Let's say you are indoors at about 68°F (20°C). You look at a hygrometeror or humidity meter and it shows the indoor
relative humidity is 50%. Find 50% on the bottom (horizontal) axis of the graph, follow it up and you see that it
corresponds to an "indoor dewpoint" of just over 50°F. An indoor relative humidity of 30%, if the indoor temperature
stays the same corresponds to an "indoor dewpoint" of about 35°F. When the temperature stays the same, dewpoint and
RH give you similar information.

Graph #4: Dewpoint vs. Relative Humidity

For units, refer to Graph #2
Blue Bar: How many grams water a kilogram of air can possibly hold at the temps (in °F) shown along the bottom of the graph. But in reality, the air isn't always full of water and the temperature and relative humidity are frequently changing in relation to each other.
Red bar: How much water is in the air when the relative humidity (RH) is 25%.
Green bar: How much water is in the air when the RH is 50%.

So even if your dewpoint is up there at 60°F, when the RH is down around 25% - it feels dry.

Glad you stuck with me! I hope that gave some images to your experiences. Or drove you crazy, but in a good way. Skin and hair are not losing moisture to the air around them when the ambient relative humidity is around 60% or above. I have seen two sources for this figure, but I don't think they considered that it can be 60% relative humidity when it's 20°F outside.

So above 60%-70% RH, hair can begin to frizz because it's taking on moisture. As it does that, it A) better expresses its wave/curl pattern and B) said wave/curl pattern wants to take up more space because the fibers don't align neatly. Shorter hairs reach for the sky! If your waves or curls are not very springy or your hair is very fine, when the dewpoint and RH are both very high, your hair may get limp as the weight of the moisture overwhelms the fibers.

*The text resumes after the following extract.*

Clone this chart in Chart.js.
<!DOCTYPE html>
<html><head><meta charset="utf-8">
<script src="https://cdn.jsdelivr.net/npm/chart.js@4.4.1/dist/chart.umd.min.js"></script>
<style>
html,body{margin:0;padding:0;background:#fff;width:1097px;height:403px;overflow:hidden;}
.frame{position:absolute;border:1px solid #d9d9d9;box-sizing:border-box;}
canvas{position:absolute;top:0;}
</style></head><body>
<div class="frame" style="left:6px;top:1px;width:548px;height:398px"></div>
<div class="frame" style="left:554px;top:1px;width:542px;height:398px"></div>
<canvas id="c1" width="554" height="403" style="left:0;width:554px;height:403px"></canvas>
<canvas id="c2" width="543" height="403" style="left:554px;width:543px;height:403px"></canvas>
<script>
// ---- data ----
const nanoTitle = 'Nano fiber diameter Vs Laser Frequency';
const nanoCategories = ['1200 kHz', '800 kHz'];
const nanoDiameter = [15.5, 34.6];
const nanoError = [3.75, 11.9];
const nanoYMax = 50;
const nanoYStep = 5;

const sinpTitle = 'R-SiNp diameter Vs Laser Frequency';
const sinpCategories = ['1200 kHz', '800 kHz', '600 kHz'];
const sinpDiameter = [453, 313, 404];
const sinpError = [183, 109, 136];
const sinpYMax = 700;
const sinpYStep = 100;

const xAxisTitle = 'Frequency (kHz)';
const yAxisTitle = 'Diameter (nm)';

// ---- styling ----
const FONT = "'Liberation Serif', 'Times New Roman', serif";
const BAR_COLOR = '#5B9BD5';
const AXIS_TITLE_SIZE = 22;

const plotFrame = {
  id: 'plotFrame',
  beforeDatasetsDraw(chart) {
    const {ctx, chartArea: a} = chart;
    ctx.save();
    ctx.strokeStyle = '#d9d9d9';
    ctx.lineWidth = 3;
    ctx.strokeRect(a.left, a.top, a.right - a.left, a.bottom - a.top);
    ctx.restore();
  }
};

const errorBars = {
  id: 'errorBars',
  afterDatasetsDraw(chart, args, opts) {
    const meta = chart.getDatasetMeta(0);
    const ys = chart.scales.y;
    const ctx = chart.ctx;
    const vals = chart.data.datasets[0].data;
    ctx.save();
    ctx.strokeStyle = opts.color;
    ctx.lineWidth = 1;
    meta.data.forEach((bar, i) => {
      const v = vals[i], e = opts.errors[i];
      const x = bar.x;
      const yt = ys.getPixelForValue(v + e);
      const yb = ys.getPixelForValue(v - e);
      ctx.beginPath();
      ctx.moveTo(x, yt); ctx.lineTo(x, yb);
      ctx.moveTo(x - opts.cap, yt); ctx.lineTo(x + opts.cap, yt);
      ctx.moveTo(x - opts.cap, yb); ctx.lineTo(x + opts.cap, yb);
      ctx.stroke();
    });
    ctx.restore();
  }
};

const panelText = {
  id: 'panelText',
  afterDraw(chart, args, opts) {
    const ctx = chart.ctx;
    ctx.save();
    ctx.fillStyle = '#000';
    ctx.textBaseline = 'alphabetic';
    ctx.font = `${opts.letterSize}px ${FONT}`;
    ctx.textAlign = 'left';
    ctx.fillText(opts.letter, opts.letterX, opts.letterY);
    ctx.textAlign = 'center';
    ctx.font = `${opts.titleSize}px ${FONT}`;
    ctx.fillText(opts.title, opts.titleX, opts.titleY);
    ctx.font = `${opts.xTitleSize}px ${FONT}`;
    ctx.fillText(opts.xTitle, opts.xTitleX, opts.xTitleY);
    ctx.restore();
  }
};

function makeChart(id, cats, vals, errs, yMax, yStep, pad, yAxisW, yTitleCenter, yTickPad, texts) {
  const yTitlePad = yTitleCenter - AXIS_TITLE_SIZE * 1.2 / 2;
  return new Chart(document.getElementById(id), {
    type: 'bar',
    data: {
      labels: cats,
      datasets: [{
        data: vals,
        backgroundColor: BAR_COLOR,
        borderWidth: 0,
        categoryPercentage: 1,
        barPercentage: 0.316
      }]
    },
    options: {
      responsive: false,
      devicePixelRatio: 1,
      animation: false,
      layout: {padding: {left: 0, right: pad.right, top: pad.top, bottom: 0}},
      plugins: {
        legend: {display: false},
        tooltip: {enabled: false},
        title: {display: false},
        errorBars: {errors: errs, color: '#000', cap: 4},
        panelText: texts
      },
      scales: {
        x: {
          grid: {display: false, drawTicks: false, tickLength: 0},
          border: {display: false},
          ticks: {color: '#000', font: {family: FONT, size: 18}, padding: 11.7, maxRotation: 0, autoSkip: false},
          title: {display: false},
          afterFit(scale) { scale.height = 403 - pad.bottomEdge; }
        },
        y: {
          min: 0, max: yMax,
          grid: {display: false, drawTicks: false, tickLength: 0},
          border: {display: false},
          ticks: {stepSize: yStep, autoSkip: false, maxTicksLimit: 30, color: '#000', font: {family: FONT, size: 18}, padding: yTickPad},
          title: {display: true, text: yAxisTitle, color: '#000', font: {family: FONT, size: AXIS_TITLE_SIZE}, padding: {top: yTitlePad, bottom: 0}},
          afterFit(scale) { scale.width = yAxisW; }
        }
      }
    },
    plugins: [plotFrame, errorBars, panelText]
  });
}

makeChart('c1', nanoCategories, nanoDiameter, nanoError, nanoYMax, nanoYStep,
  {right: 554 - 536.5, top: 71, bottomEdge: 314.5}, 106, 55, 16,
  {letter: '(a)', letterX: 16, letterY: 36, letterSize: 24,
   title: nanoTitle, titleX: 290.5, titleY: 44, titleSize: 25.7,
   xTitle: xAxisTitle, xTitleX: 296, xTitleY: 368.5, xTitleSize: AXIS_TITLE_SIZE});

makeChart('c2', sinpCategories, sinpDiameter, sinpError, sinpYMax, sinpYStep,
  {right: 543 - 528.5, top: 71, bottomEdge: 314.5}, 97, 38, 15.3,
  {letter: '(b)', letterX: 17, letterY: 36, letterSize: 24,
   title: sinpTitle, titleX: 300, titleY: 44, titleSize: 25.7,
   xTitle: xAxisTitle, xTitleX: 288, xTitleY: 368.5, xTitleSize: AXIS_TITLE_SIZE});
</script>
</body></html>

Here is another post about humidity.
And here.

Any physics or climatology teacher (or climatologist) would and should feel faint when they see how I have boiled this down because I'm leaving out some technical points. But hey - science belongs to all of us. And we're talking about how the humidity as "juicy or dry air" effects hair - a proteinaceous fiber system. So we need to cut out some of the details because what we really want to do is be able to apply this information to our daily lives.